Artificially grown masses of cells or tissue known as “organoids” could represent the next wave of innovation in modern computing through biocomputation and may also potentially supplement advances in artificial intelligence, according to a Johns Hopkins University team.
Recent advancements in “organoid intelligence,” as the researchers call it, could take the field of biocomputing well beyond the current limits of computation, according to Thomas Hartung, a professor of environmental health sciences at Johns Hopkins’s Bloomberg School of Public Health and Whiting School of Engineering, who along with colleagues published their work in the journal Frontiers in Science in late February.
“Computing and artificial intelligence have been driving the technology revolution,” Hartung said in a statement.
However, he adds that “they are reaching a ceiling.”
Beginning more than a decade ago, Hartung began using human skin samples to extract cells that he and the Johns Hopkins team used to grow and piece together brain cells. The construction of each organoid contains close to 50,000 cells, producing a small cellular structure that is roughly the size of a small insect’s nervous system.
Hartung calls the promising field an “enormous effort” that involves achieving computation in more compact and efficient ways and in ways that researchers like him hope will eventually “push past our current technological limits.”
In the past, the development of organoids primarily involved the creation of lab-grown cellular matter and tissue that could serve as proxies for experiments on organs like lungs and kidneys. One of the obvious benefits being that this allows testing without resorting to the use of actual human or animal subjects, Hartung and his team have focused primarily on cerebral organoids—artificially grown organs that resemble the brain roughly the size of the tip of a pen—which possess many of the fundamental elements that give rise to memory and learning.
Hartung and his team believe that tapping such abilities in brain organoids could represent the next wave of computing through developments in biological, non-human intelligence in the coming years. This, in addition to allowing researchers to glean new insights into the function of the human brain by allowing researchers to experiment in ways prevented by ethical boundaries.
However, Hartung and the team work alongside a range of scientists in various fields to help ensure the ethical implications of studies involving organoid intelligence are met, which includes bioethicists and others with similar experience.
Hartung and his team envision a variety of potential uses for their lab-grown “brain in a dish” method of generating organoids with brain-like functions. These include supercomputing without the unsustainable energy demands that the current state of the technology requires.
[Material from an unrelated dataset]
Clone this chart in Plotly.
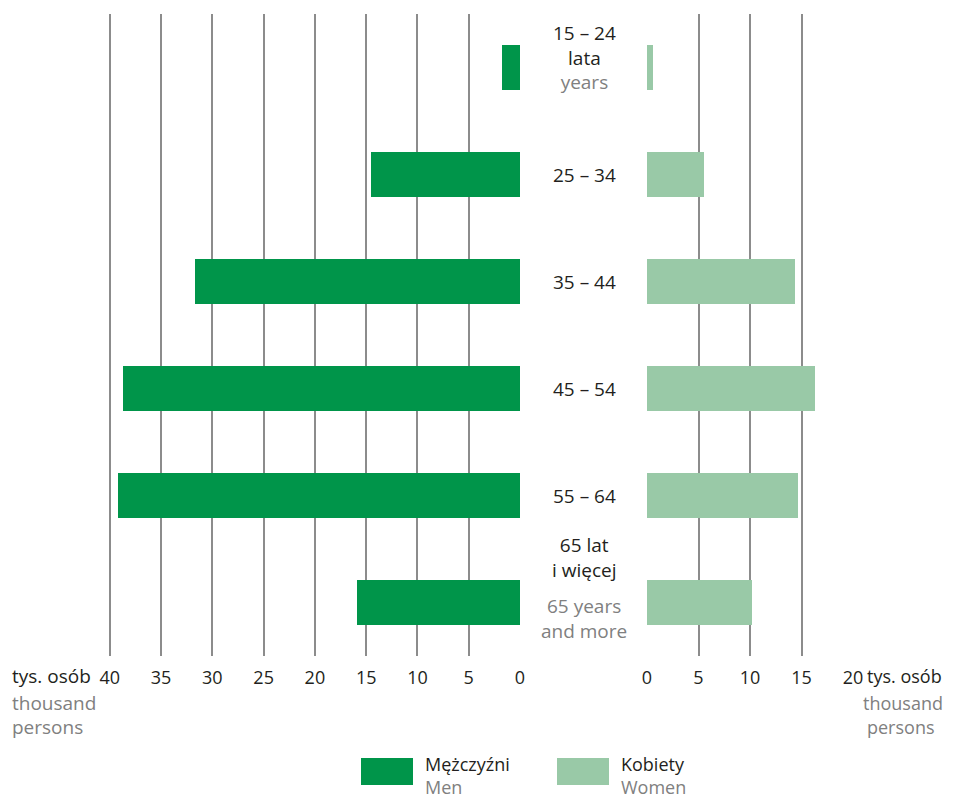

The Johns Hopkins team also says that while artificial intelligence continues to show the impressive capabilities of machine learning that can aid in problem-solving and a variety of other tasks that both save time and often exceed human capabilities, there are many functions of the human brain still outperform our best modern computers, and future technologies that are comprised of biological hardware could potentially bridge the gap between the two.
Hartung points to Frontier, a Kentucky-based supercomputer that costs close to $600 million and requires a facility spanning 6,800 square feet.
“Only in June of last year, it exceeded for the first time the computational capacity of a single human brain,” Hartung says, adding that doing so required “a million times more energy.”
Rather than seeing organoid intelligence as an alternative to artificial intelligence, Hartung and the Johns Hopkins team believes they may be able to be integrated with artificial intelligence in ways that could potentially hasten the development of both fields and eventually lead to the creation of biocomputers whose processing and storage capabilities, as well as their speed and efficiency, could well outperform today’s best supercomputers.
The team also believes there could be benefits to other areas of research, including studies of neurodevelopmental disorders, neurodegeneration, experimental drug testing, and other fields.